Your favourite vagabonds, in the one spot, at the one time!
Looking out, open-mouthed, at very square tubes at Pipeline and Mason and Coco and Uncle Dez and Daddy Mike trading sets, well, it reminds me I’ll never be anything more than a vibration rather than a solid.
In this five-minute edit by (the fabulous) Rory Pringle, Lachlan Peanut Mckinnon, Chaddy Witz, Andrew Schoener and Justin Rutherford and scored to a Hendrix soundtrack from Mason’s mammy, Brian (yeah, yeah, it ain’t a traditional name for a woman), we see the fam treading a familiar pasture.
A little history of the Ho’s, if it’s necessary. Mike Ho, with his Chinese-Hawaiian-American heritage, was 30 years old and on his last tour circuit when his girl, Brian, a Caucasian American, became pregnant.

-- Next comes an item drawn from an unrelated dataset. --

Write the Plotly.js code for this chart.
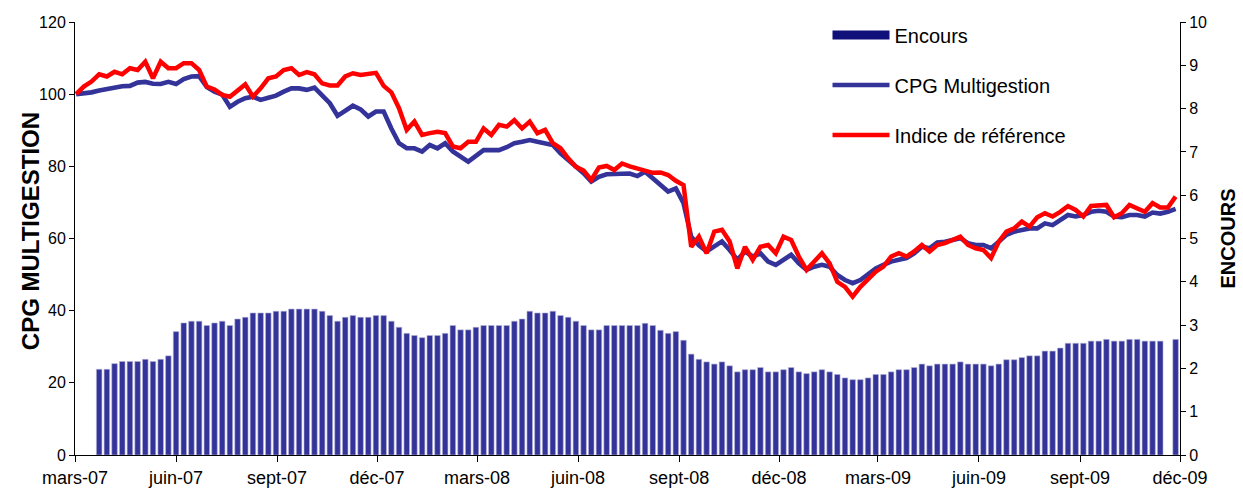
<!DOCTYPE html>
<html>
<head>
<meta charset="utf-8">
<script src="https://cdn.plot.ly/plotly-3.0.1.min.js"></script>
<style>
  html, body { margin: 0; padding: 0; background: #fff; }
  #chart { width: 1243px; height: 494px; }
</style>
</head>
<body>
<div id="chart"></div>
<script>
// Weekly observations, first week starting 2 March 2007
const startDate = '2007-03-02';
const weekCount = 144;

const tickDates = ['2007-03-01','2007-06-01','2007-09-01','2007-12-01','2008-03-01','2008-06-01',
                   '2008-09-01','2008-12-01','2009-03-01','2009-06-01','2009-09-01','2009-12-01'];
const tickLabels = ['mars-07','juin-07','sept-07','déc-07','mars-08','juin-08',
                    'sept-08','déc-08','mars-09','juin-09','sept-09','déc-09'];

// CPG Multigestion (base 100)
const cpg = [
  100.0,100.2,100.5,101.0,101.5,102.0,102.2,102.3,103.2,103.4,
  102.9,102.8,103.4,102.8,104.2,104.9,105.0,102.0,100.7,99.9,
  96.5,97.9,98.9,99.3,98.4,99.0,99.6,100.7,101.6,101.6,
  101.2,101.8,99.8,97.5,94.0,95.3,96.8,95.8,93.8,95.2,
  95.2,90.5,86.4,85.0,85.0,84.1,85.9,85.0,86.4,84.1,
  82.7,81.3,82.9,84.5,84.5,84.5,85.3,86.4,86.8,87.3,
  86.8,86.4,85.9,83.6,81.8,79.7,78.1,75.8,77.1,77.8,
  77.8,78.0,78.0,77.3,78.5,76.7,75.0,73.0,73.9,69.8,
  60.5,58.1,56.4,57.7,59.2,56.8,54.1,56.4,55.0,55.9,
  53.6,52.7,54.1,55.5,53.1,51.3,52.2,52.7,52.2,49.9,
  48.5,47.6,48.5,50.3,51.7,52.7,53.6,54.1,54.6,55.9,
  57.7,57.3,58.9,59.1,59.6,60.1,58.7,58.2,58.2,57.3,
  59.1,61.0,61.9,62.4,62.8,62.8,64.2,63.7,65.1,66.5,
  66.1,66.5,67.4,67.7,67.4,66.1,65.9,66.5,66.5,66.1,
  67.2,66.9,67.4,68.2
];

// Indice de référence (base 100)
const indice = [
  100.0,102.1,103.5,105.5,104.9,106.2,105.5,107.2,106.7,109.0,
  104.4,109.0,107.2,107.2,108.6,108.6,106.7,102.1,101.3,99.8,
  99.3,101.2,102.7,99.3,101.6,104.4,104.9,106.7,107.2,105.3,
  106.1,105.5,103.0,102.4,102.4,104.9,105.8,105.3,105.5,105.9,
  102.3,100.5,96.1,90.1,92.4,88.7,89.2,89.6,89.2,85.5,
  85.0,86.8,86.8,90.5,88.7,91.5,91.0,92.8,90.5,92.4,
  89.2,90.1,86.4,85.0,82.2,79.9,78.8,76.2,79.7,80.1,
  79.0,80.8,80.0,79.5,79.0,78.2,78.3,77.6,76.0,74.8,
  57.7,60.5,55.9,61.9,62.4,59.2,51.7,57.7,54.1,57.7,
  58.2,55.9,60.5,59.6,55.0,51.3,53.6,55.9,53.1,48.0,
  46.6,43.9,46.6,48.9,50.8,52.2,55.0,55.9,55.0,56.4,
  58.2,56.4,58.2,58.7,59.6,60.5,58.2,57.3,56.8,54.6,
  59.1,61.9,62.8,64.7,63.3,65.9,67.0,66.1,67.4,69.0,
  67.9,66.1,69.0,69.3,69.3,65.9,67.0,69.3,68.4,67.4,
  69.8,68.6,68.6,71.6
];

// Encours (right axis)
const encours = [
  null,null,null,
  1.98,1.98,2.11,2.16,2.16,2.16,2.21,2.16,2.21,2.29,
  2.85,3.05,3.09,3.09,2.99,3.05,3.09,2.99,3.14,3.18,
  3.28,3.28,3.28,3.32,3.32,3.37,3.37,3.37,3.37,3.32,
  3.22,3.09,3.18,3.22,3.18,3.18,3.22,3.22,3.09,2.95,
  2.81,2.76,2.71,2.76,2.76,2.81,2.99,2.89,2.89,2.95,
  2.99,2.99,2.99,2.99,3.09,3.14,3.32,3.28,3.28,3.32,
  3.22,3.18,3.09,2.99,2.89,2.89,2.99,2.99,
  2.99,2.99,2.99,3.04,2.99,2.88,2.81,2.85,2.65,
  2.33,2.21,2.15,2.10,2.15,2.06,1.92,1.97,1.97,2.02,
  1.92,1.92,1.97,2.02,1.92,1.88,1.92,1.97,1.92,1.86,
  1.78,1.74,1.74,1.78,1.86,1.86,1.92,1.97,1.97,2.02,
  2.10,2.06,2.10,2.10,2.10,2.15,2.10,2.10,2.10,2.06,
  2.10,2.20,2.20,2.25,2.29,2.29,2.40,2.40,2.47,2.58,
  2.58,2.58,2.63,2.63,2.67,2.63,2.63,2.67,2.67,2.63,
  2.63,2.63,null,2.67
];

// weekly date axis
const dates = [];
const t0 = Date.parse(startDate + 'T00:00:00Z');
for (let i = 0; i < weekCount; i++) {
  dates.push(new Date(t0 + i * 7 * 86400000).toISOString().slice(0, 10));
}

const FONT = 'Liberation Sans, Arial, sans-serif';
const BLUE = '#333399';
const RED = '#ff0000';

const traces = [
  {
    type: 'bar', x: dates, y: encours, yaxis: 'y2', name: 'Encours',
    marker: { color: BLUE, line: { color: '#b4b4d6', width: 0.6 } },
    showlegend: false, legendgroup: 'a', hoverinfo: 'x+y'
  },
  {
    type: 'scatter', mode: 'lines', x: [null], y: [null], yaxis: 'y2', name: 'Encours',
    line: { color: '#10107a', width: 9 }, legendgroup: 'a', showlegend: true
  },
  {
    type: 'scatter', mode: 'lines', x: dates, y: cpg, name: 'CPG Multigestion',
    line: { color: BLUE, width: 4.6 }, legendgroup: 'b'
  },
  {
    type: 'scatter', mode: 'lines', x: dates, y: indice, name: 'Indice de référence',
    line: { color: RED, width: 4.5 }, legendgroup: 'c'
  }
];

const layout = {
  width: 1243, height: 494,
  margin: { l: 75, r: 63, t: 22, b: 39 },
  paper_bgcolor: '#fff', plot_bgcolor: '#fff',
  font: { family: FONT, color: '#000', size: 16 },
  bargap: 0.28,
  showlegend: true,
  legend: {
    x: 0.681, y: 1.015, xanchor: 'left', yanchor: 'top',
    font: { family: FONT, size: 20, color: '#000' },
    itemwidth: 57, traceorder: 'grouped', tracegroupgap: 21,
    bgcolor: 'rgba(0,0,0,0)'
  },
  annotations: [{
    text: '<b>CPG MULTIGESTION</b>', textangle: -90, showarrow: false,
    xref: 'paper', yref: 'paper', x: -0.0407, y: 0.517,
    xanchor: 'center', yanchor: 'middle',
    font: { family: FONT, size: 24, color: '#000' }
  }],
  xaxis: {
    type: 'date', range: ['2007-03-01', '2009-12-01'],
    tickmode: 'array', tickvals: tickDates, ticktext: tickLabels,
    ticks: 'outside', ticklen: 6, tickcolor: '#000',
    showline: true, linecolor: '#000', linewidth: 1,
    showgrid: false, zeroline: false,
    tickfont: { family: FONT, size: 18, color: '#000' }
  },
  yaxis: {
    range: [0, 120], dtick: 20, tick0: 0,
    ticks: 'outside', ticklen: 5, tickcolor: '#000',
    showline: true, linecolor: '#000', linewidth: 1,
    showgrid: false, zeroline: false,
    tickfont: { family: FONT, size: 16, color: '#000' }
  },
  yaxis2: {
    overlaying: 'y', side: 'right', range: [0, 10], dtick: 1, tick0: 0,
    ticks: 'outside', ticklen: 5, tickcolor: '#000',
    showline: true, linecolor: '#000', linewidth: 1,
    showgrid: false, zeroline: false,
    tickfont: { family: FONT, size: 16, color: '#000' },
    title: { text: '<b>ENCOURS</b>', font: { family: FONT, size: 20, color: '#000' }, standoff: 14 }
  }
};

Plotly.newPlot('chart', traces, layout, { displayModeBar: false, staticPlot: true });
</script>
</body>
</html>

Mike’s dad was pure Chinese. His grandmother pure Hawaiian. Mike’s mom, Mason’s paternal grandma, was from Oregon. The brother of one of Mike’s good friends was named Mason. Mike dug it. He threw a little Hawaiian in there, Kaohelaulii, a middle name that’s been carried by the Hos since Mason’s paternal grandfather. It means: “New little bamboo shoot coming out from the old. It bends and it’s hard to break,” says Mike.
Mike had bought land up there at Backyards, Sunset, and a small house was constructed. The marriage broke up after the birth of Mason’s sister Coco, two years later. And soon, the jokester and former-pro surfer was in the serious biz of being a single parent to two kids.
“I was ‘fun dad,’” Mike says. “I’m like, ‘Surf is good, let’s go surfing. Okay, no school today.’ Yeah, I was bad. I was a bad, fun dad.”
Unless it was Pipe. “‘Go to school. Dad’s going to surf Pipe today.’”
Mike plays it down though.
It ain’t easy when the spigot of cash from pro surfing is off and you’re thirty-something-years-old and your marriage is done. But, says, Dino Andino, “No matter how hard it got, no matter what he was going through, or doing, he always had ’em to school on time, dressed and fed. He never faltered. Ever. Mike Ho is an awesome, awesome dad.”
And, look at ’em now, all meticulously walking the Pipe tightrope.